Problem to work on
Each entry below must be repeated exactly, with pictures left out.

Supplied records
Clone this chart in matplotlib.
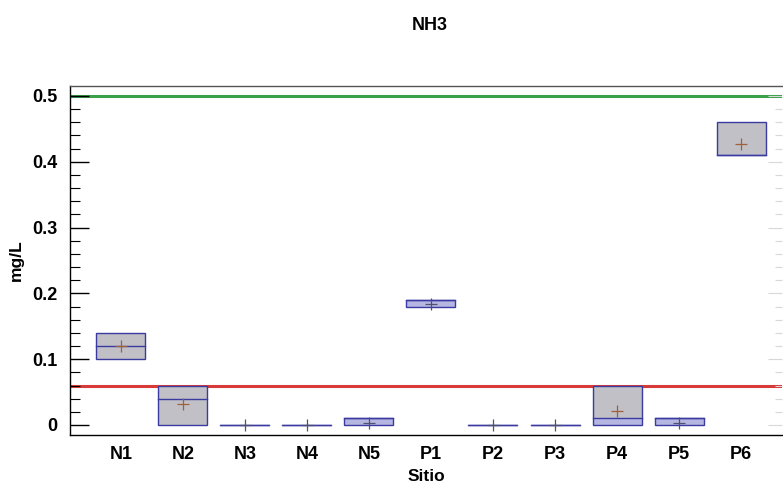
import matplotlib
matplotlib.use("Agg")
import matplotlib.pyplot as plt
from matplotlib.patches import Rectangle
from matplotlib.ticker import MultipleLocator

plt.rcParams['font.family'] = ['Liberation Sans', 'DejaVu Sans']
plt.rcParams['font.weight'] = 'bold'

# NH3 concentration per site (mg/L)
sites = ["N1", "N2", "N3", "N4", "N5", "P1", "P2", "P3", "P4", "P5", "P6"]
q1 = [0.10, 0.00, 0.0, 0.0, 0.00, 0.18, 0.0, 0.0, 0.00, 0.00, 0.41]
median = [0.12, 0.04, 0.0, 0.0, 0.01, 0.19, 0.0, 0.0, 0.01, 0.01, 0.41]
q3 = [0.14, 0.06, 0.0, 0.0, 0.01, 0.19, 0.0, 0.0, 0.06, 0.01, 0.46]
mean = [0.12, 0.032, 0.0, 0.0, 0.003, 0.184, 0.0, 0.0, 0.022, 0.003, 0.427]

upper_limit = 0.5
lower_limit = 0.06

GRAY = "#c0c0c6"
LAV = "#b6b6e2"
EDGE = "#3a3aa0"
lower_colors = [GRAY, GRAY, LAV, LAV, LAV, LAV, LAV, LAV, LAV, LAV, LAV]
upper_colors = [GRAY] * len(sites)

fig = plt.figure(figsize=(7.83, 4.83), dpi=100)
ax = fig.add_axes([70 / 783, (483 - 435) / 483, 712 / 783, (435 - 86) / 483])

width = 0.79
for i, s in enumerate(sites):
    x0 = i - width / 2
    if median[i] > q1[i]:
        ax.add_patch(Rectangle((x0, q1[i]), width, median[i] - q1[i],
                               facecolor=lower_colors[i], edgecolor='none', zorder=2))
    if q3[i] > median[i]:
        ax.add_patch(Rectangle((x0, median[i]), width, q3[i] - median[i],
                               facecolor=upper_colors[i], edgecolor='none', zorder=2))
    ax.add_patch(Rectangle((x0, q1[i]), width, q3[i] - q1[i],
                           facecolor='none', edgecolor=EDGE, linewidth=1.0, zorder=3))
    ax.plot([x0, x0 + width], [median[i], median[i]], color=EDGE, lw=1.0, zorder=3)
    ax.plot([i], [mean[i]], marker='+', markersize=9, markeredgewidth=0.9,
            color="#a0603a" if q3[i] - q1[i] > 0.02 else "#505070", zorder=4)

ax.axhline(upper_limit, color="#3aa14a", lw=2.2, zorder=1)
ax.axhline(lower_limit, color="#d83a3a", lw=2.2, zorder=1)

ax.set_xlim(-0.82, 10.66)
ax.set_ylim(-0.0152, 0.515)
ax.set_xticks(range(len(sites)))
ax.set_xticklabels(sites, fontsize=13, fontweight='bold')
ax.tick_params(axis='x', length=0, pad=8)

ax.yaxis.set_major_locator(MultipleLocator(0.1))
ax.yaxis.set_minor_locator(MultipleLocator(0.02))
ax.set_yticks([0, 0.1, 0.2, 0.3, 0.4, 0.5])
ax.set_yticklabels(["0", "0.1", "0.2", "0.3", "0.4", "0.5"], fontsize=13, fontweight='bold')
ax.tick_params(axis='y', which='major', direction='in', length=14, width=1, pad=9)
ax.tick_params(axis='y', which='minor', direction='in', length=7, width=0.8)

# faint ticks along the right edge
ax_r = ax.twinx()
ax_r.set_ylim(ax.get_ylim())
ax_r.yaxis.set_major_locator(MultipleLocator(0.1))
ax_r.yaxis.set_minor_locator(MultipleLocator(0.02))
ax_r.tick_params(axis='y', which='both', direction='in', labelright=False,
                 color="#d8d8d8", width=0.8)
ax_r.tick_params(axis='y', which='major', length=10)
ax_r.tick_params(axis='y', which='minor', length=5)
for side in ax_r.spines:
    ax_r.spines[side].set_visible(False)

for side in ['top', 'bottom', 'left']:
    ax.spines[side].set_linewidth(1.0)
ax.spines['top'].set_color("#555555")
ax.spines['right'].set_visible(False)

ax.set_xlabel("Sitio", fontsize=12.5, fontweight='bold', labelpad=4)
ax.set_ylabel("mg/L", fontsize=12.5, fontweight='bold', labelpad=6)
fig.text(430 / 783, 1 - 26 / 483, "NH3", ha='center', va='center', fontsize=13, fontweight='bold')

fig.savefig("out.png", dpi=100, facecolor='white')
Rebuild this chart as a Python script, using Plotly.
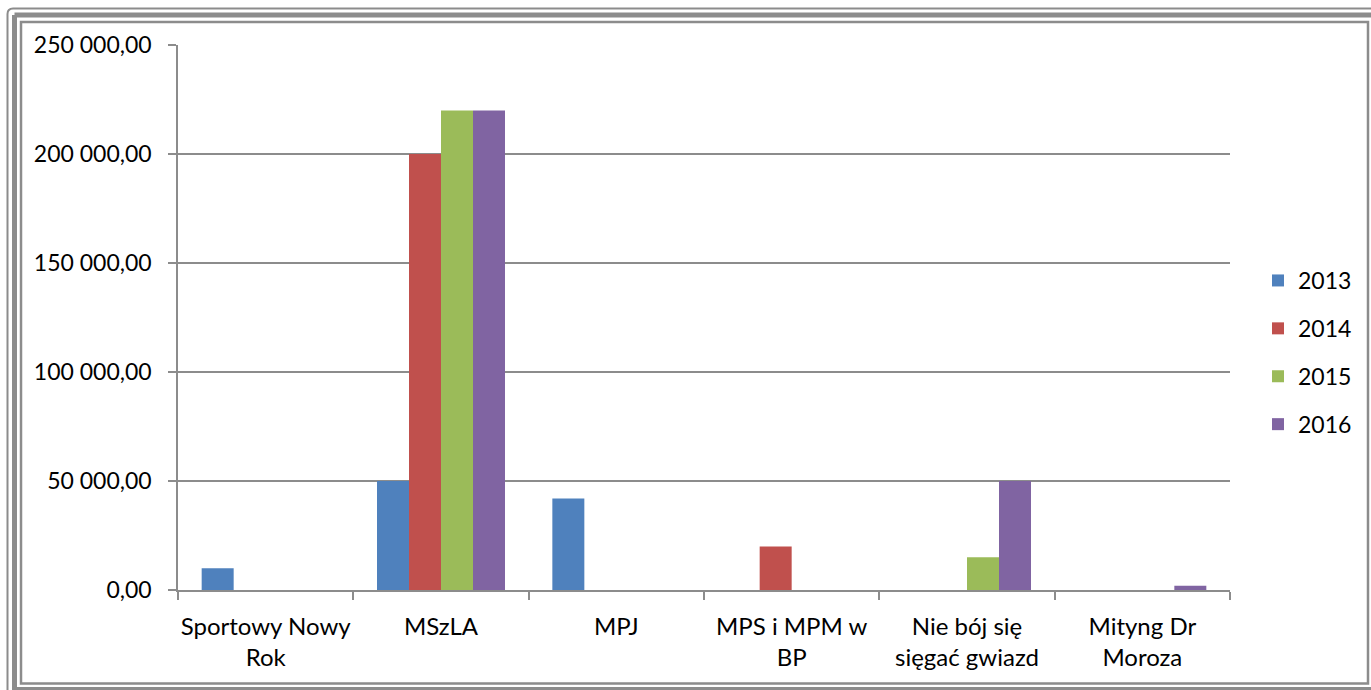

Exercise solution
Clone this chart in matplotlib.
import matplotlib
matplotlib.use("Agg")
import matplotlib.pyplot as plt
from matplotlib.patches import Rectangle
from matplotlib.ticker import MultipleLocator

plt.rcParams['font.family'] = ['Liberation Sans', 'DejaVu Sans']
plt.rcParams['font.weight'] = 'bold'

# NH3 concentration per site (mg/L)
sites = ["N1", "N2", "N3", "N4", "N5", "P1", "P2", "P3", "P4", "P5", "P6"]
q1 = [0.10, 0.00, 0.0, 0.0, 0.00, 0.18, 0.0, 0.0, 0.00, 0.00, 0.41]
median = [0.12, 0.04, 0.0, 0.0, 0.01, 0.19, 0.0, 0.0, 0.01, 0.01, 0.41]
q3 = [0.14, 0.06, 0.0, 0.0, 0.01, 0.19, 0.0, 0.0, 0.06, 0.01, 0.46]
mean = [0.12, 0.032, 0.0, 0.0, 0.003, 0.184, 0.0, 0.0, 0.022, 0.003, 0.427]

upper_limit = 0.5
lower_limit = 0.06

GRAY = "#c0c0c6"
LAV = "#b6b6e2"
EDGE = "#3a3aa0"
lower_colors = [GRAY, GRAY, LAV, LAV, LAV, LAV, LAV, LAV, LAV, LAV, LAV]
upper_colors = [GRAY] * len(sites)

fig = plt.figure(figsize=(7.83, 4.83), dpi=100)
ax = fig.add_axes([70 / 783, (483 - 435) / 483, 712 / 783, (435 - 86) / 483])

width = 0.79
for i, s in enumerate(sites):
    x0 = i - width / 2
    if median[i] > q1[i]:
        ax.add_patch(Rectangle((x0, q1[i]), width, median[i] - q1[i],
                               facecolor=lower_colors[i], edgecolor='none', zorder=2))
    if q3[i] > median[i]:
        ax.add_patch(Rectangle((x0, median[i]), width, q3[i] - median[i],
                               facecolor=upper_colors[i], edgecolor='none', zorder=2))
    ax.add_patch(Rectangle((x0, q1[i]), width, q3[i] - q1[i],
                           facecolor='none', edgecolor=EDGE, linewidth=1.0, zorder=3))
    ax.plot([x0, x0 + width], [median[i], median[i]], color=EDGE, lw=1.0, zorder=3)
    ax.plot([i], [mean[i]], marker='+', markersize=9, markeredgewidth=0.9,
            color="#a0603a" if q3[i] - q1[i] > 0.02 else "#505070", zorder=4)

ax.axhline(upper_limit, color="#3aa14a", lw=2.2, zorder=1)
ax.axhline(lower_limit, color="#d83a3a", lw=2.2, zorder=1)

ax.set_xlim(-0.82, 10.66)
ax.set_ylim(-0.0152, 0.515)
ax.set_xticks(range(len(sites)))
ax.set_xticklabels(sites, fontsize=13, fontweight='bold')
ax.tick_params(axis='x', length=0, pad=8)

ax.yaxis.set_major_locator(MultipleLocator(0.1))
ax.yaxis.set_minor_locator(MultipleLocator(0.02))
ax.set_yticks([0, 0.1, 0.2, 0.3, 0.4, 0.5])
ax.set_yticklabels(["0", "0.1", "0.2", "0.3", "0.4", "0.5"], fontsize=13, fontweight='bold')
ax.tick_params(axis='y', which='major', direction='in', length=14, width=1, pad=9)
ax.tick_params(axis='y', which='minor', direction='in', length=7, width=0.8)

# faint ticks along the right edge
ax_r = ax.twinx()
ax_r.set_ylim(ax.get_ylim())
ax_r.yaxis.set_major_locator(MultipleLocator(0.1))
ax_r.yaxis.set_minor_locator(MultipleLocator(0.02))
ax_r.tick_params(axis='y', which='both', direction='in', labelright=False,
                 color="#d8d8d8", width=0.8)
ax_r.tick_params(axis='y', which='major', length=10)
ax_r.tick_params(axis='y', which='minor', length=5)
for side in ax_r.spines:
    ax_r.spines[side].set_visible(False)

for side in ['top', 'bottom', 'left']:
    ax.spines[side].set_linewidth(1.0)
ax.spines['top'].set_color("#555555")
ax.spines['right'].set_visible(False)

ax.set_xlabel("Sitio", fontsize=12.5, fontweight='bold', labelpad=4)
ax.set_ylabel("mg/L", fontsize=12.5, fontweight='bold', labelpad=6)
fig.text(430 / 783, 1 - 26 / 483, "NH3", ha='center', va='center', fontsize=13, fontweight='bold')

fig.savefig("out.png", dpi=100, facecolor='white')
Rebuild this chart as a Python script, using Plotly.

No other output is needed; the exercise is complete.